Contrarian: The Pragmatism Test
Let me offer the counter-argument I've been wrestling with since returning from the Scottish Highlands in 2022, after the Terra collapse left me questioning everything I believed. Perhaps the EU's design is not a flaw but a feature. Perhaps the ability for a single member to resist escalation is precisely what prevents total war. By allowing Bulgaria to say 'no', the EU maintains internal stability—even if it weakens external deterrence.
But here is the problem with that reasoning: it conflates short-term peace with long-term integrity. Trust is not given; it is verified. The EU cannot verify Bulgaria's loyalty because loyalty is not a variable that can be checked on-chain. The protocol remembers what the market forgets: that vulnerability, once exploited, becomes a permanent vector.
In my 2024 work with a UK pension fund drafting a Bitcoin investment thesis, I insisted we include a section on 'Energy as a Grid Stabilizer'. The fund was skeptical. They wanted pure financial metrics. But I argued that ignoring the ethical dimension was a failure of fiduciary duty. Similarly, the EU's failure to design a coercion-resistant governance layer is a failure of strategic duty.

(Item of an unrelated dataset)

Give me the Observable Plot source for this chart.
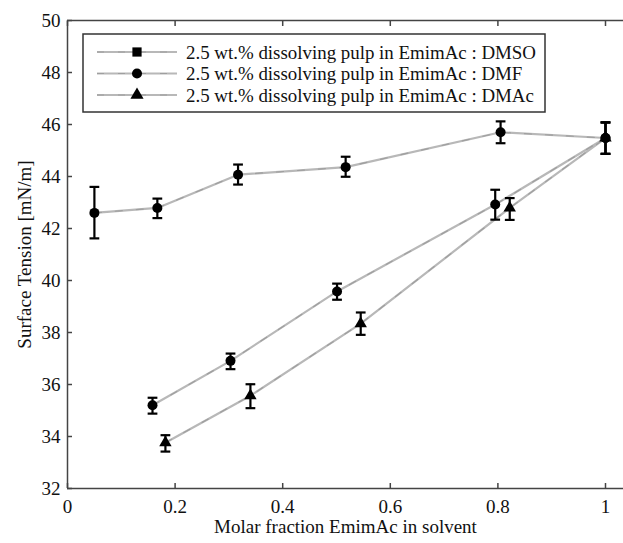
<!DOCTYPE html>
<html>
<head>
<meta charset="utf-8">
<script src="https://cdn.jsdelivr.net/npm/d3@7"></script>
<script src="https://cdn.jsdelivr.net/npm/@observablehq/plot@0.6"></script>
<style>
  body { margin: 0; background: #fff; }
  #chart { position: relative; width: 623px; height: 543px; }
  #chart svg { font-family: "Liberation Serif", "DejaVu Serif", serif; }
  #chart svg text { font-size: 19px; }
  #chart svg text.legend-text { font-size: 18.9px; text-anchor: start; }
</style>
</head>
<body>
<div id="chart"></div>
<script>
// ---- Data ----
const seriesNames = [
  "2.5 wt.% dissolving pulp in EmimAc : DMSO",
  "2.5 wt.% dissolving pulp in EmimAc : DMF",
  "2.5 wt.% dissolving pulp in EmimAc : DMAc"
];
const xDMSO  = [0.05, 0.167, 0.317, 0.517, 0.805, 1.0];
const yDMSO  = [42.6, 42.79, 44.07, 44.36, 45.70, 45.48];
const loDMSO = [41.62, 42.40, 43.69, 43.99, 45.28, 44.87];
const hiDMSO = [43.60, 43.15, 44.46, 44.76, 46.12, 46.08];

const xDMF  = [0.158, 0.303, 0.501, 0.795, 1.0];
const yDMF  = [35.20, 36.91, 39.58, 42.92, 45.48];
const loDMF = [34.88, 36.59, 39.26, 42.34, 44.87];
const hiDMF = [35.49, 37.19, 39.88, 43.49, 46.08];

const xDMAc  = [0.182, 0.340, 0.545, 0.822, 1.0];
const yDMAc  = [33.76, 35.57, 38.34, 42.79, 45.48];
const loDMAc = [33.42, 35.09, 37.91, 42.33, 44.87];
const hiDMAc = [34.05, 36.01, 38.77, 43.17, 46.08];

const plotMarkers = ["circle", "circle", "triangle"];   // as drawn in the plot
const legendMarkers = ["square", "circle", "triangle"]; // as drawn in the legend
const xTicks = [0, 0.2, 0.4, 0.6, 0.8, 1];
const yTicks = [32, 34, 36, 38, 40, 42, 44, 46, 48, 50];
const xLabel = "Molar fraction EmimAc in solvent";
const yLabel = "Surface Tension [mN/m]";

// ---- Build table ----
function rows(name, xs, ys, lo, hi, sym) {
  return xs.map((x, i) => ({series: name, x, y: ys[i], lo: lo[i], hi: hi[i], sym}));
}
const data = [
  ...rows(seriesNames[0], xDMSO, yDMSO, loDMSO, hiDMSO, plotMarkers[0]),
  ...rows(seriesNames[1], xDMF, yDMF, loDMF, hiDMF, plotMarkers[1]),
  ...rows(seriesNames[2], xDMAc, yDMAc, loDMAc, hiDMAc, plotMarkers[2])
];

const capSymbol = {
  draw(ctx, size) {
    const w = Math.sqrt(size) / 2;
    ctx.moveTo(-w, 0);
    ctx.lineTo(w, 0);
  }
};

const W = 623, H = 543;
const mL = 67, mR = 0, mT = 20, mB = 55;
const xMax = (W - mL - mR) / (605 - mL);

const axisColor = "#444";
const lineColor = "#b8b8b8";

const chart = Plot.plot({
  width: W,
  height: H,
  marginLeft: mL,
  marginRight: mR,
  marginTop: mT,
  marginBottom: mB,
  style: {fontFamily: "Liberation Serif, serif", fontSize: "19px", color: "#111", background: "#fff"},
  x: {domain: [0, xMax], ticks: xTicks},
  y: {domain: [32, 50], ticks: yTicks},
  marks: [
    // frame
    Plot.ruleY([50], {stroke: axisColor, strokeWidth: 1.5}),
    Plot.ruleY([32], {stroke: axisColor, strokeWidth: 1.5}),
    Plot.ruleX([0], {stroke: axisColor, strokeWidth: 1.5}),
    Plot.axisX({anchor: "bottom", ticks: xTicks, tickSize: -5, tickPadding: 16, stroke: axisColor, strokeWidth: 1.5,
      tickFormat: d => String(+d.toFixed(1)), label: xLabel, labelAnchor: "center", labelOffset: 44, labelArrow: "none"}),
    Plot.axisX({anchor: "top", ticks: xTicks, tickSize: -5, tickFormat: () => "", label: null, stroke: axisColor, strokeWidth: 1.5}),
    Plot.axisY({anchor: "left", ticks: yTicks, tickSize: -5, tickPadding: 12, stroke: axisColor, strokeWidth: 1.5,
      label: yLabel, labelAnchor: "center", labelOffset: 50, labelArrow: "none"}),
    // lines
    Plot.line(data, {x: "x", y: "y", z: "series", stroke: lineColor, strokeWidth: 2.2}),
    Plot.line(data, {x: "x", y: "y", z: "series", stroke: "#8a8a8a", strokeWidth: 1.2, strokeDasharray: "7,14", strokeOpacity: 0.55}),
    // error bars
    Plot.ruleX(data, {x: "x", y1: "lo", y2: "hi", stroke: "#000", strokeWidth: 2.2}),
    Plot.dot(data, {x: "x", y: "lo", symbol: capSymbol, r: 5.5, stroke: "#000", strokeWidth: 2.2}),
    Plot.dot(data, {x: "x", y: "hi", symbol: capSymbol, r: 5.5, stroke: "#000", strokeWidth: 2.2}),
    // markers
    Plot.dot(data.filter(d => d.sym === "circle"), {x: "x", y: "y", symbol: "circle", r: 5, fill: "#000", stroke: "none"}),
    Plot.dot(data.filter(d => d.sym === "triangle"), {x: "x", y: "y", symbol: "triangle", r: 4.6, fill: "#000", stroke: "none"})
  ]
});

document.getElementById("chart").appendChild(chart);

// ---- Legend (inside the axes, top-left) ----
const svg = d3.select(chart);
const lg = svg.append("g").attr("class", "legend");
const bx = 83, by = 34, bw = 462, bh = 78;
lg.append("rect").attr("x", bx).attr("y", by).attr("width", bw).attr("height", bh)
  .attr("fill", "#fff").attr("stroke", "#333").attr("stroke-width", 1.5);
const rowY = [52, 73.5, 95];
const symMap = {square: d3.symbolSquare, circle: d3.symbolCircle, triangle: d3.symbolTriangle};
const symSize = {square: 85, circle: 80, triangle: 75};
seriesNames.forEach((name, i) => {
  const y = rowY[i];
  lg.append("line").attr("x1", 97).attr("x2", 177).attr("y1", y).attr("y2", y)
    .attr("stroke", lineColor).attr("stroke-width", 2.2);
  lg.append("line").attr("x1", 97).attr("x2", 177).attr("y1", y).attr("y2", y)
    .attr("stroke", "#8a8a8a").attr("stroke-width", 1.2).attr("stroke-dasharray", "7,14").attr("stroke-opacity", 0.55);
  lg.append("path").attr("d", d3.symbol(symMap[legendMarkers[i]], symSize[legendMarkers[i]])())
    .attr("transform", `translate(137,${y})`).attr("fill", "#000");
  lg.append("text").attr("class", "legend-text").attr("x", 186).attr("y", y).attr("dy", "0.35em")
    .attr("text-anchor", "start").attr("fill", "#111").text(name);
});
</script>
</body>
</html>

Takeaway: Build in Silence
The market is sideways. Investors are searching for signals. Let this be one: when a system's consensus can be broken by a single compromised node, the system is not secure. We build in silence so the network can speak. The EU's sanctions network just screamed its weakness to the world.
I am not naive. I know that blockchain cannot solve geopolitics. But I am also not cynical. I believe that the principles we embed in our protocols—verification over trust, permissionlessness over permission—are the scaffolding for a more resilient world. Bulgaria's veto is a lesson from the old world. The new world is being built by those who learn it.
Freedom arrives when the gatekeepers go dark. Let us ensure our gates are not guarded by nations that can be swayed by a gas pipeline or a patriarch's blessing.